**Exercise objective**
Starting at the first line of the listing below, repeat each line exactly until the line containing "0.996681, 0.996543, 0.996414];", which you include. Leave out pictures.

**Raw data**

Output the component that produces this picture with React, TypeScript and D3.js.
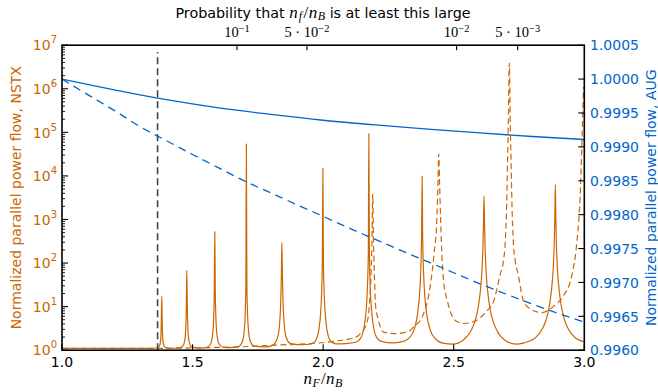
import React from 'react';
import * as d3 from 'd3';

const ORANGE = '#cc6600';
const BLUE = '#0066cc';

const xTickValues = [1.0, 1.5, 2.0, 2.5, 3.0];
const leftDecades = [0, 1, 2, 3, 4, 5, 6, 7];
const rightTickValues = [0.996, 0.9965, 0.997, 0.9975, 0.998, 0.9985, 0.999, 0.9995, 1.0, 1.0005];
const topTickPos = [1.670, 1.938, 2.511, 2.745];
const topTickMantissa = ['', '5', '', '5'];
const topTickExp = ['\u22121', '\u22122', '\u22122', '\u22123'];
const thresholdX = 1.366;
const thresholdSpan = [1, 7e6];

const augSolidX = [1.0, 1.2, 1.4, 1.6, 1.8, 2.0, 2.2, 2.4, 2.6, 2.8, 3.0];
const augSolid = [1.0, 0.999841, 0.999696, 0.999575, 0.999479, 0.999393, 0.999323, 0.999261, 0.999205, 0.999153, 0.999109];
const augDashX = [1.0, 1.1, 1.2, 1.3, 1.4, 1.5, 1.6, 1.7, 1.8, 1.9, 2.0, 2.1, 2.2, 2.3, 2.4, 2.5, 2.6, 2.7, 2.8, 2.9, 3.0];
const augDashed = [1.0, 0.999767, 0.999538, 0.999295, 0.999091, 0.998888, 0.99869, 0.998494, 0.99832, 0.998146, 0.997975, 0.997801, 0.997634, 0.997468, 0.997306, 0.997143, 0.99698, 0.996829, 0.996681, 0.996543, 0.996414];

const nstxSolid: [number, number][] = [
  [1.000, 1.10], [1.300, 1.10], [1.352, 1.11], [1.367, 1.15], [1.374, 1.28], [1.378, 1.8], [1.380, 3.6], [1.382, 17.5], [1.384, 3.6], [1.386, 1.8], [1.390, 1.28], [1.397, 1.15], [1.412, 1.12], [1.430, 1.11],
  [1.448, 1.13], [1.463, 1.25], [1.470, 1.65], [1.474, 3.3], [1.476, 9.2], [1.478, 68], [1.480, 9.2], [1.482, 3.3], [1.486, 1.65], [1.493, 1.25], [1.508, 1.14], [1.531, 1.12],
  [1.555, 1.17], [1.570, 1.45], [1.577, 2.35], [1.581, 6.2], [1.583, 21], [1.585, 520], [1.587, 21], [1.589, 6.2], [1.593, 2.35], [1.600, 1.45], [1.615, 1.18], [1.645, 1.14],
  [1.676, 1.21], [1.691, 1.6], [1.698, 2.9], [1.702, 8.5], [1.704, 31], [1.706, 54000], [1.708, 31], [1.710, 8.5], [1.714, 2.9], [1.721, 1.6], [1.736, 1.24], [1.774, 1.19],
  [1.792, 1.21], [1.812, 1.37], [1.827, 2.12], [1.834, 4.7], [1.838, 15.2], [1.840, 51], [1.842, 300], [1.844, 51], [1.846, 15.2], [1.850, 4.7], [1.857, 2.12], [1.872, 1.45], [1.892, 1.36], [1.920, 1.34],
  [1.949, 1.37], [1.969, 1.6], [1.984, 3.1], [1.991, 8.2], [1.995, 30], [1.997, 116], [1.999, 15000], [2.001, 116], [2.003, 30], [2.007, 8.2], [2.014, 3.1], [2.029, 1.6], [2.049, 1.4], [2.087, 1.42],
  [2.125, 1.52], [2.145, 1.95], [2.160, 4.5], [2.167, 13], [2.171, 49], [2.173, 194], [2.175, 93000], [2.177, 194], [2.179, 49], [2.183, 13], [2.190, 4.5], [2.205, 1.95], [2.225, 1.58], [2.268, 1.48],
  [2.299, 1.55], [2.329, 1.9], [2.349, 3.05], [2.364, 9], [2.371, 28.5], [2.375, 111], [2.377, 427], [2.379, 9800], [2.381, 427], [2.383, 111], [2.387, 28.5], [2.394, 9], [2.409, 3.05], [2.429, 1.85], [2.459, 1.45], [2.497, 1.38],
  [2.536, 1.7], [2.566, 2.8], [2.586, 5.8], [2.601, 20], [2.608, 66], [2.612, 249], [2.614, 822], [2.616, 3450], [2.618, 822], [2.620, 249], [2.624, 66], [2.631, 20], [2.646, 5.8], [2.666, 2.8], [2.696, 1.7], [2.740, 1.38],
  [2.769, 1.47], [2.809, 1.85], [2.839, 3.05], [2.859, 6.5], [2.874, 22.8], [2.881, 76], [2.885, 295], [2.887, 1034], [2.889, 6300], [2.891, 1034], [2.893, 295], [2.897, 76], [2.904, 22.8], [2.919, 6.5], [2.939, 3.05], [2.969, 1.85], [3.000, 1.55],
];

const nstxDashed: [number, number][] = [
  [1.000, 1.10], [1.364, 1.10], [1.529, 1.14], [1.689, 1.2], [1.835, 1.32], [1.950, 1.42], [2.027, 1.55], [2.084, 1.75], [2.129, 2.05], [2.149, 2.7], [2.167, 4.1], [2.177, 11],
  [2.1835, 60], [2.187, 400], [2.1898, 3850], [2.1925, 400], [2.196, 60], [2.2005, 11], [2.212, 4.8], [2.231, 2.6], [2.282, 2.4], [2.333, 2.85], [2.346, 3.4], [2.378, 5.6],
  [2.409, 27], [2.417, 60], [2.4245, 160], [2.435, 930], [2.440, 8000], [2.4425, 32000], [2.4455, 8000], [2.450, 930], [2.4545, 160], [2.461, 40], [2.476, 13.4], [2.506, 4.8],
  [2.538, 4.1], [2.571, 4.4], [2.602, 5.6], [2.627, 8], [2.653, 13.4], [2.678, 55], [2.690, 110], [2.6975, 320], [2.7025, 2000], [2.706, 2e4], [2.709, 1.5e5], [2.7128, 3.9e6],
  [2.7166, 1.5e5], [2.7197, 2e4], [2.7232, 2000], [2.7281, 320], [2.7358, 110], [2.747, 55], [2.767, 13.4], [2.797, 8.6], [2.838, 7.3], [2.862, 8.2], [2.889, 11], [2.921, 18],
  [2.953, 55], [2.972, 324], [2.985, 4600], [2.992, 1e5], [2.997, 1.1e6],
];

const L = 62, R = 584.3, T = 45.2, B = 350.2;

export default function App() {
  const x = d3.scaleLinear().domain([1, 3]).range([L, R]);
  const yL = d3.scaleLog().domain([1, 1e7]).range([B, T]);
  const yR = d3.scaleLinear().domain([0.996, 1.0005]).range([B, T]);
  const lineL = d3.line<[number, number]>().x(d => x(d[0])).y(d => yL(d[1])).curve(d3.curveMonotoneX);
  const lineR = d3.line<[number, number]>().x(d => x(d[0])).y(d => yR(d[1])).curve(d3.curveMonotoneX);
  const augSolidPts = augSolidX.map((v, i) => [v, augSolid[i]] as [number, number]);
  const augDashPts = augDashX.map((v, i) => [v, augDashed[i]] as [number, number]);

  const minor: number[] = [];
  leftDecades.slice(0, -1).forEach(d => {
    for (let k = 2; k <= 9; k++) minor.push(k * Math.pow(10, d));
  });

  const sans = 'DejaVu Sans, sans-serif';
  const serif = 'Liberation Serif, DejaVu Serif, serif';

  return (
    <svg width={658} height={392} style={{ position: 'absolute', left: 0, top: 0, background: '#fff' }}>
      <defs>
        <clipPath id="plotclip">
          <rect x={L} y={T} width={R - L} height={B - T} />
        </clipPath>
      </defs>
      <rect x={0} y={0} width={658} height={392} fill="#fff" />
      <g clipPath="url(#plotclip)" fill="none">
        <path d={lineL(nstxSolid) || ''} stroke={ORANGE} strokeWidth={1.2} />
        <path d={lineL(nstxDashed) || ''} stroke={ORANGE} strokeWidth={1.2} strokeDasharray="6,3.5" />
        <line x1={x(thresholdX)} x2={x(thresholdX)} y1={yL(thresholdSpan[0])} y2={yL(thresholdSpan[1])}
          stroke="#444" strokeWidth={1.6} strokeDasharray="7,4" />
        <path d={lineR(augSolidPts) || ''} stroke={BLUE} strokeWidth={1.3} />
        <path d={lineR(augDashPts) || ''} stroke={BLUE} strokeWidth={1.3} strokeDasharray="8,5.5" />
      </g>

      <rect x={L} y={T} width={R - L} height={B - T} fill="none" stroke="#000" strokeWidth={1.6} />

      {leftDecades.map(d => (
        <line key={'lm' + d} x1={L} x2={L + 6} y1={yL(Math.pow(10, d))} y2={yL(Math.pow(10, d))} stroke="#000" strokeWidth={1.1} />
      ))}
      {minor.map((v, i) => (
        <line key={'ln' + i} x1={L} x2={L + 3} y1={yL(v)} y2={yL(v)} stroke="#000" strokeWidth={0.9} />
      ))}
      {leftDecades.map(d => (
        <text key={'lt' + d} x={57} y={yL(Math.pow(10, d)) + 5.2} textAnchor="end" fill={ORANGE} fontFamily={sans} fontSize={14}>
          10<tspan dy={-7} fontSize={10}>{d}</tspan>
        </text>
      ))}

      {rightTickValues.map((v, i) => (
        <g key={'r' + i}>
          <line x1={R - 6} x2={R} y1={yR(v)} y2={yR(v)} stroke="#000" strokeWidth={1.1} />
          <text x={590} y={yR(v) + 5.2} fill={BLUE} fontFamily={sans} fontSize={14}>{v.toFixed(4)}</text>
        </g>
      ))}

      {xTickValues.map((v, i) => (
        <g key={'b' + i}>
          <line x1={x(v)} x2={x(v)} y1={B} y2={B - 6} stroke="#000" strokeWidth={1.1} />
          <text x={x(v)} y={367} textAnchor="middle" fontFamily={sans} fontSize={14}>{v.toFixed(1)}</text>
        </g>
      ))}

      {topTickPos.map((p, i) => (
        <g key={'t' + i}>
          <line x1={x(p)} x2={x(p)} y1={T} y2={T + 5} stroke="#000" strokeWidth={1.1} />
          <text x={x(p)} y={37} textAnchor="middle" fontFamily={serif} fontSize={14.5}>
            {topTickMantissa[i] ? topTickMantissa[i] + ' \u00b7 10' : '10'}
            <tspan dy={-5} fontSize={10.5}>{topTickExp[i]}</tspan>
          </text>
        </g>
      ))}

      <text x={323} y={17.5} textAnchor="middle" fontFamily={sans} fontSize={14.3}>
        {'Probability that '}
        <tspan fontFamily={serif} fontStyle="italic" fontSize={17}>n</tspan>
        <tspan fontFamily={serif} fontStyle="italic" fontSize={12} dy={2} dx={1}>f</tspan>
        <tspan fontFamily={serif} fontSize={17} dy={-2} dx={1.5}>/</tspan>
        <tspan fontFamily={serif} fontStyle="italic" fontSize={17} dx={0.5}>n</tspan>
        <tspan fontFamily={serif} fontStyle="italic" fontSize={12} dy={2} dx={0.5}>B</tspan>
        <tspan dy={-2}>{' is at least this large'}</tspan>
      </text>

      <text x={323} y={384} textAnchor="middle" fontFamily={serif} fontSize={17}>
        <tspan fontStyle="italic">n</tspan>
        <tspan fontStyle="italic" fontSize={12} dy={3} dx={0.5}>F</tspan>
        <tspan dy={-3} dx={1}>/</tspan>
        <tspan fontStyle="italic" dx={0.5}>n</tspan>
        <tspan fontStyle="italic" fontSize={12} dy={3} dx={0.5}>B</tspan>
      </text>

      <text transform={`translate(20.5,${(T + B) / 2}) rotate(-90)`} textAnchor="middle" fill={ORANGE} fontFamily={sans} fontSize={14}>
        Normalized parallel power flow, NSTX
      </text>
      <text transform={`translate(655.5,${(T + B) / 2}) rotate(-90)`} textAnchor="middle" fill={BLUE} fontFamily={sans} fontSize={14}>
        Normalized parallel power flow, AUG
      </text>
    </svg>
  );
}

**Answer to this task**
Output the component that produces this picture with React, TypeScript and D3.js.
import React from 'react';
import * as d3 from 'd3';

const ORANGE = '#cc6600';
const BLUE = '#0066cc';

const xTickValues = [1.0, 1.5, 2.0, 2.5, 3.0];
const leftDecades = [0, 1, 2, 3, 4, 5, 6, 7];
const rightTickValues = [0.996, 0.9965, 0.997, 0.9975, 0.998, 0.9985, 0.999, 0.9995, 1.0, 1.0005];
const topTickPos = [1.670, 1.938, 2.511, 2.745];
const topTickMantissa = ['', '5', '', '5'];
const topTickExp = ['\u22121', '\u22122', '\u22122', '\u22123'];
const thresholdX = 1.366;
const thresholdSpan = [1, 7e6];

const augSolidX = [1.0, 1.2, 1.4, 1.6, 1.8, 2.0, 2.2, 2.4, 2.6, 2.8, 3.0];
const augSolid = [1.0, 0.999841, 0.999696, 0.999575, 0.999479, 0.999393, 0.999323, 0.999261, 0.999205, 0.999153, 0.999109];
const augDashX = [1.0, 1.1, 1.2, 1.3, 1.4, 1.5, 1.6, 1.7, 1.8, 1.9, 2.0, 2.1, 2.2, 2.3, 2.4, 2.5, 2.6, 2.7, 2.8, 2.9, 3.0];
const augDashed = [1.0, 0.999767, 0.999538, 0.999295, 0.999091, 0.998888, 0.99869, 0.998494, 0.99832, 0.998146, 0.997975, 0.997801, 0.997634, 0.997468, 0.997306, 0.997143, 0.99698, 0.996829, 0.996681, 0.996543, 0.996414];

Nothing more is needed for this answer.